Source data

::::

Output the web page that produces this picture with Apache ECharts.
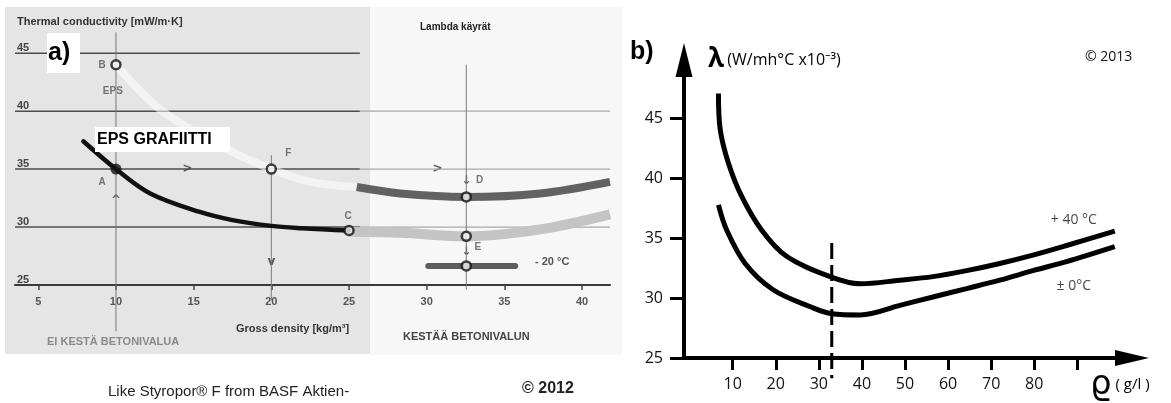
<!DOCTYPE html>
<html>
<head>
<meta charset="utf-8">
<script src="https://cdn.jsdelivr.net/npm/echarts@6/dist/echarts.min.js"></script>
<style>
  html, body { margin: 0; padding: 0; background: #fff; }
  #chart { width: 1171px; height: 403px; }
</style>
</head>
<body>
<div id="chart"></div>
<script>
// ---- panel a) (scanned BASF chart) ----
const aDensityTicks = [5, 10, 15, 20, 25, 30, 35, 40];
const aLambdaTicks = [25, 30, 35, 40, 45];
const grafiitti = [[7.9, 37.4], [10, 35], [12.2, 32.9], [15.4, 31.3], [17.5, 30.6], [20, 30.1], [22, 29.9], [25, 29.7]];
const epsWhite = [[10, 44], [13, 40], [17.3, 36.6], [20, 35], [22.5, 33.9], [25.5, 33.45]];
const bandD = [[25.5, 33.45], [28.3, 32.9], [32.55, 32.6], [37.3, 32.9], [41.8, 33.9]];
const bandE = [[25, 29.6], [28.3, 29.5], [32.55, 29.2], [37.3, 29.8], [41.8, 31.1]];
const bandMinus20 = [[30.1, 26.65], [35.7, 26.65]];
const gridLambda = [45, 40, 35, 30];
const gridLeftEnd = [25.7, 25.7, 25.7, 25.7];
const gridRightEnd = [null, 41.8, 41.8, 41.8];
const guideX = [10, 20, 32.55];
const guideTop = [46.8, 36.2, 44];
const guideBottom = [21, 23.7, 24.6];
const filledPts = [[10, 35]];
const openPts = [[10, 44], [20, 35], [25, 29.7], [32.55, 32.6], [32.55, 29.2], [32.55, 26.65]];
const letterText = ['B', 'EPS', 'A', 'F', 'C', 'D', 'E'];
const letterPos = [[9.1, 44], [9.8, 41.75], [9.1, 33.9], [21.1, 36.4], [24.95, 30.95], [33.4, 34.0], [33.3, 28.3]];
const arrowText = ['>', '>', '^', 'v', '↓', '↓'];
const arrowPos = [[14.6, 35], [30.7, 35], [10, 32.3], [20, 27], [32.55, 33.95], [32.55, 27.9]];

// ---- panel b) ----
const bTicksX = [10, 20, 30, 40, 50, 60, 70, 80, 90];
const bLabelsX = [10, 20, 30, 40, 50, 60, 70, 80];
const bTicksY = [25, 30, 35, 40, 45];
const plus40 = [[6.7, 47.1], [7.1, 44.1], [9, 41.3], [12.1, 38.5], [16.7, 35.7], [22.5, 33.5], [32.6, 31.8], [39.6, 31.2], [48.8, 31.5], [56.5, 31.8], [64.3, 32.3], [72, 32.9], [79.7, 33.6], [87.5, 34.4], [98.7, 35.6]];
const zeroC = [[6.7, 37.8], [8.6, 35.7], [12.9, 32.9], [19.4, 30.7], [27.9, 29.3], [33, 28.7], [39.6, 28.6], [48.8, 29.4], [56.5, 30.1], [64.3, 30.8], [72, 31.5], [79.7, 32.3], [87.5, 33.05], [98.7, 34.3]];
const dashLine = [[33, 34.6], [33, 23.3]];
const curveText = ['+ 40 °C', '± 0°C'];
const curvePos = [[89.2, 36.5], [89.2, 31.0]];

const chart = echarts.init(document.getElementById('chart'));

const fontA = '"Liberation Sans", Arial, sans-serif';
const fontB = '"Open Sans", "Noto Sans", sans-serif';

function plainLine(data, color, width, extra) {
  return Object.assign({
    type: 'line',
    xAxisIndex: 0,
    yAxisIndex: 0,
    data: data,
    showSymbol: false,
    symbol: 'none',
    silent: true,
    lineStyle: { color: color, width: width }
  }, extra || {});
}

const series = [];

// horizontal grid lines of a)
gridLambda.forEach((v, i) => {
  series.push(plainLine([[3.5, v], [gridLeftEnd[i], v]], '#4d4d4d', 1.5));
  if (gridRightEnd[i] != null) {
    series.push(plainLine([[gridLeftEnd[i], v], [gridRightEnd[i], v]], '#a8a8a8', 1.2));
  }
});
// thin vertical guides
guideX.forEach((x, i) => {
  series.push(plainLine([[x, guideTop[i]], [x, guideBottom[i]]], '#7a7a7a', 1, { clip: false }));
});
// lambda bands
series.push(plainLine(epsWhite, 'rgba(255,255,255,0.55)', 8, { smooth: 0.35 }));
series.push(plainLine(bandE, '#c4c4c4', 10, { smooth: 0.35 }));
series.push(plainLine(bandD, '#626262', 8, { smooth: 0.35 }));
series.push(plainLine(bandMinus20, '#5c5c5c', 6, { lineStyle: { color: '#5c5c5c', width: 6, cap: 'round' } }));
series.push(plainLine(grafiitti, '#111', 4.5, { smooth: 0.35, lineStyle: { color: '#111', width: 4.5, cap: 'round' } }));
// points
series.push({
  type: 'scatter', xAxisIndex: 0, yAxisIndex: 0, silent: true, z: 5,
  data: openPts, symbolSize: 9,
  itemStyle: { color: '#f4f4f4', borderColor: '#111', borderWidth: 2.5 }
});
series.push({
  type: 'scatter', xAxisIndex: 0, yAxisIndex: 0, silent: true, z: 5,
  data: filledPts, symbolSize: 11,
  itemStyle: { color: '#111' }
});
// letters and small arrows
series.push({
  type: 'scatter', xAxisIndex: 0, yAxisIndex: 0, silent: true, symbolSize: 0,
  data: letterText.map((t, i) => ({ name: t, value: letterPos[i] })),
  label: { show: true, position: 'inside', formatter: '{b}', fontFamily: fontA, fontSize: 10, fontWeight: 'bold', color: '#555' }
});
series.push({
  type: 'scatter', xAxisIndex: 0, yAxisIndex: 0, silent: true, symbolSize: 0,
  data: arrowText.map((t, i) => ({ name: t, value: arrowPos[i] })),
  label: { show: true, position: 'inside', formatter: '{b}', fontFamily: '"DejaVu Sans", sans-serif', fontSize: 12, fontWeight: 'bold', color: '#333' }
});

// panel b series
series.push({
  type: 'line', xAxisIndex: 1, yAxisIndex: 1, data: plus40, smooth: 0.35,
  showSymbol: false, symbol: 'none', silent: true,
  lineStyle: { color: '#000', width: 5 }
});
series.push({
  type: 'line', xAxisIndex: 1, yAxisIndex: 1, data: zeroC, smooth: 0.35,
  showSymbol: false, symbol: 'none', silent: true,
  lineStyle: { color: '#000', width: 5 }
});
series.push({
  type: 'line', xAxisIndex: 1, yAxisIndex: 1, data: dashLine, clip: false,
  showSymbol: false, symbol: 'none', silent: true,
  lineStyle: { color: '#000', width: 3, type: [16, 6] }
});
series.push({
  type: 'scatter', xAxisIndex: 1, yAxisIndex: 1, silent: true, symbolSize: 0,
  data: curveText.map((t, i) => ({ name: t, value: curvePos[i] })),
  label: { show: true, position: 'inside', formatter: '{b}', fontFamily: fontB, fontSize: 14, color: '#111' }
});

const option = {
  backgroundColor: '#ffffff',
  animation: false,
  grid: [
    { left: 15, top: 30, width: 595, height: 255, outerBoundsMode: 'none' },
    { left: 684, top: 60, width: 448, height: 298, outerBoundsMode: 'none' }
  ],
  xAxis: [
    {
      gridIndex: 0, type: 'value', min: 3.5, max: 41.8,
      axisLine: { onZero: false, lineStyle: { color: '#3a3a3a', width: 2 } },
      axisTick: { customValues: aDensityTicks, length: 5, lineStyle: { color: '#444', width: 1.5 } },
      axisLabel: { customValues: aDensityTicks, margin: 11, fontSize: 11, fontWeight: 'bold', color: '#555', fontFamily: fontA },
      splitLine: { show: false }
    },
    {
      gridIndex: 1, type: 'value', min: -1.3, max: 102.7,
      axisLine: { onZero: false, symbol: ['none', 'triangle'], symbolSize: [16, 34], lineStyle: { color: '#000', width: 4 } },
      axisTick: { customValues: bTicksX, length: 12, lineStyle: { color: '#000', width: 3 } },
      axisLabel: { customValues: bLabelsX, margin: 18, fontSize: 16, color: '#111', fontFamily: fontB },
      splitLine: { show: false }
    }
  ],
  yAxis: [
    {
      gridIndex: 0, type: 'value', min: 25, max: 47,
      axisLine: { show: false },
      axisTick: { show: false },
      axisLabel: { customValues: aLambdaTicks, inside: true, margin: 2, align: 'left', verticalAlign: 'bottom', fontSize: 11, fontWeight: 'bold', color: '#444', fontFamily: fontA },
      splitLine: { show: false }
    },
    {
      gridIndex: 1, type: 'value', min: 25, max: 49.9,
      axisLine: { onZero: false, symbol: ['none', 'triangle'], symbolSize: [17, 34], lineStyle: { color: '#000', width: 4 } },
      axisTick: { customValues: bTicksY, length: 14, lineStyle: { color: '#000', width: 3 } },
      axisLabel: { customValues: bTicksY, margin: 21, fontSize: 16, color: '#111', fontFamily: fontB, padding: [0, 0, 9, 0] },
      splitLine: { show: false }
    }
  ],
  graphic: [
    // scanned backgrounds
    { type: 'rect', z: -10, shape: { x: 370, y: 7, width: 252, height: 348 }, style: { fill: '#f7f7f7' }, silent: true },
    { type: 'rect', z: -10, shape: { x: 5, y: 7, width: 365, height: 347 }, style: { fill: '#e5e5e5' }, silent: true },
    // white label boxes
    { type: 'rect', z: 100, shape: { x: 47, y: 33, width: 33, height: 40 }, style: { fill: '#fff' }, silent: true },
    { type: 'text', z: 101, style: { text: 'a)', x: 48, y: 53, verticalAlign: 'middle', font: 'bold 25px ' + fontA, fill: '#000' } },
    { type: 'rect', z: 100, shape: { x: 95, y: 127, width: 135, height: 25 }, style: { fill: '#fff' }, silent: true },
    { type: 'text', z: 101, style: { text: 'EPS GRAFIITTI', x: 97, y: 140, verticalAlign: 'middle', font: 'bold 16px ' + fontA, fill: '#000' } },
    // texts of a)
    { type: 'text', z: 50, style: { text: 'Thermal conductivity [mW/m·K]', x: 17, y: 22, verticalAlign: 'middle', font: 'bold 11px ' + fontA, fill: '#333' } },
    { type: 'text', z: 50, style: { text: 'Lambda käyrät', x: 420, y: 27, verticalAlign: 'middle', font: 'bold 10px ' + fontA, fill: '#222' } },
    { type: 'text', z: 50, style: { text: 'Gross density [kg/m³]', x: 236, y: 329, verticalAlign: 'middle', font: 'bold 11px ' + fontA, fill: '#333' } },
    { type: 'text', z: 50, style: { text: 'EI KESTÄ BETONIVALUA', x: 47, y: 342, verticalAlign: 'middle', font: 'bold 11px ' + fontA, fill: '#8a8a8a' } },
    { type: 'text', z: 50, style: { text: 'KESTÄÄ BETONIVALUN', x: 403, y: 337, verticalAlign: 'middle', font: 'bold 11px ' + fontA, fill: '#444' } },
    { type: 'text', z: 50, style: { text: '- 20 °C', x: 535, y: 262, verticalAlign: 'middle', font: 'bold 11px ' + fontA, fill: '#555' } },
    { type: 'text', z: 50, style: { text: 'Like Styropor® F from BASF Aktien-', x: 108, y: 392, verticalAlign: 'middle', font: '15px ' + fontA, fill: '#222' } },
    { type: 'text', z: 50, style: { text: '© 2012', x: 522, y: 389, verticalAlign: 'middle', font: 'bold 16px ' + fontA, fill: '#222' } },
    // texts of b)
    { type: 'text', z: 50, style: { text: 'b)', x: 630, y: 52, verticalAlign: 'middle', font: 'bold 25px ' + fontA, fill: '#000' } },
    { type: 'text', z: 50, style: {
        text: '{l|λ} {u|(W/mh°C x10⁻³)}', x: 708, y: 60, verticalAlign: 'middle',
        rich: {
          l: { fontSize: 26, fontWeight: 'bold', fontFamily: fontB, fill: '#000' },
          u: { fontSize: 16, fontFamily: fontB, fill: '#000' }
        }
    } },
    { type: 'text', z: 50, style: { text: '© 2013', x: 1085, y: 57, verticalAlign: 'middle', font: '14px ' + fontB, fill: '#111' } },
    { type: 'text', z: 50, style: {
        text: '{r|ϱ}{u| ( g/l )}', x: 1090, y: 385, verticalAlign: 'middle',
        rich: {
          r: { fontSize: 34, fontFamily: '"DejaVu Sans", sans-serif', fill: '#000' },
          u: { fontSize: 15, fontFamily: fontB, fill: '#000' }
        }
    } }
  ],
  series: series
};

chart.setOption(option);
</script>
</body>
</html>
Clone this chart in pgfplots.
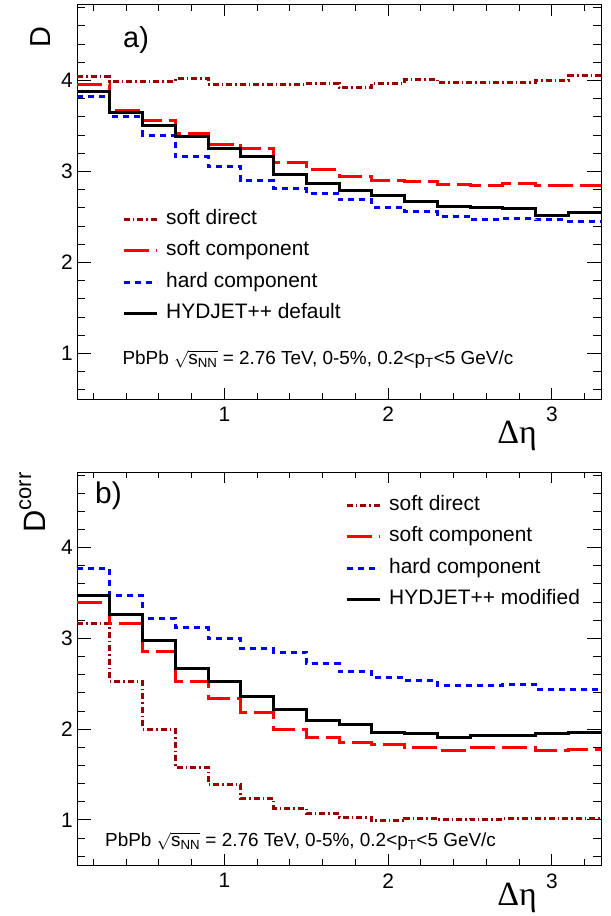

::::

Only the lines from the start of the records to the one containing "33.95], [32.55, 27.9]];" should be repeated, exactly and with both ends kept; drop any pictures.

▸ Output
Output the web page that produces this picture with Apache ECharts.
<!DOCTYPE html>
<html>
<head>
<meta charset="utf-8">
<script src="https://cdn.jsdelivr.net/npm/echarts@6/dist/echarts.min.js"></script>
<style>
  html, body { margin: 0; padding: 0; background: #fff; }
  #chart { width: 1171px; height: 403px; }
</style>
</head>
<body>
<div id="chart"></div>
<script>
// ---- panel a) (scanned BASF chart) ----
const aDensityTicks = [5, 10, 15, 20, 25, 30, 35, 40];
const aLambdaTicks = [25, 30, 35, 40, 45];
const grafiitti = [[7.9, 37.4], [10, 35], [12.2, 32.9], [15.4, 31.3], [17.5, 30.6], [20, 30.1], [22, 29.9], [25, 29.7]];
const epsWhite = [[10, 44], [13, 40], [17.3, 36.6], [20, 35], [22.5, 33.9], [25.5, 33.45]];
const bandD = [[25.5, 33.45], [28.3, 32.9], [32.55, 32.6], [37.3, 32.9], [41.8, 33.9]];
const bandE = [[25, 29.6], [28.3, 29.5], [32.55, 29.2], [37.3, 29.8], [41.8, 31.1]];
const bandMinus20 = [[30.1, 26.65], [35.7, 26.65]];
const gridLambda = [45, 40, 35, 30];
const gridLeftEnd = [25.7, 25.7, 25.7, 25.7];
const gridRightEnd = [null, 41.8, 41.8, 41.8];
const guideX = [10, 20, 32.55];
const guideTop = [46.8, 36.2, 44];
const guideBottom = [21, 23.7, 24.6];
const filledPts = [[10, 35]];
const openPts = [[10, 44], [20, 35], [25, 29.7], [32.55, 32.6], [32.55, 29.2], [32.55, 26.65]];
const letterText = ['B', 'EPS', 'A', 'F', 'C', 'D', 'E'];
const letterPos = [[9.1, 44], [9.8, 41.75], [9.1, 33.9], [21.1, 36.4], [24.95, 30.95], [33.4, 34.0], [33.3, 28.3]];
const arrowText = ['>', '>', '^', 'v', '↓', '↓'];
const arrowPos = [[14.6, 35], [30.7, 35], [10, 32.3], [20, 27], [32.55, 33.95], [32.55, 27.9]];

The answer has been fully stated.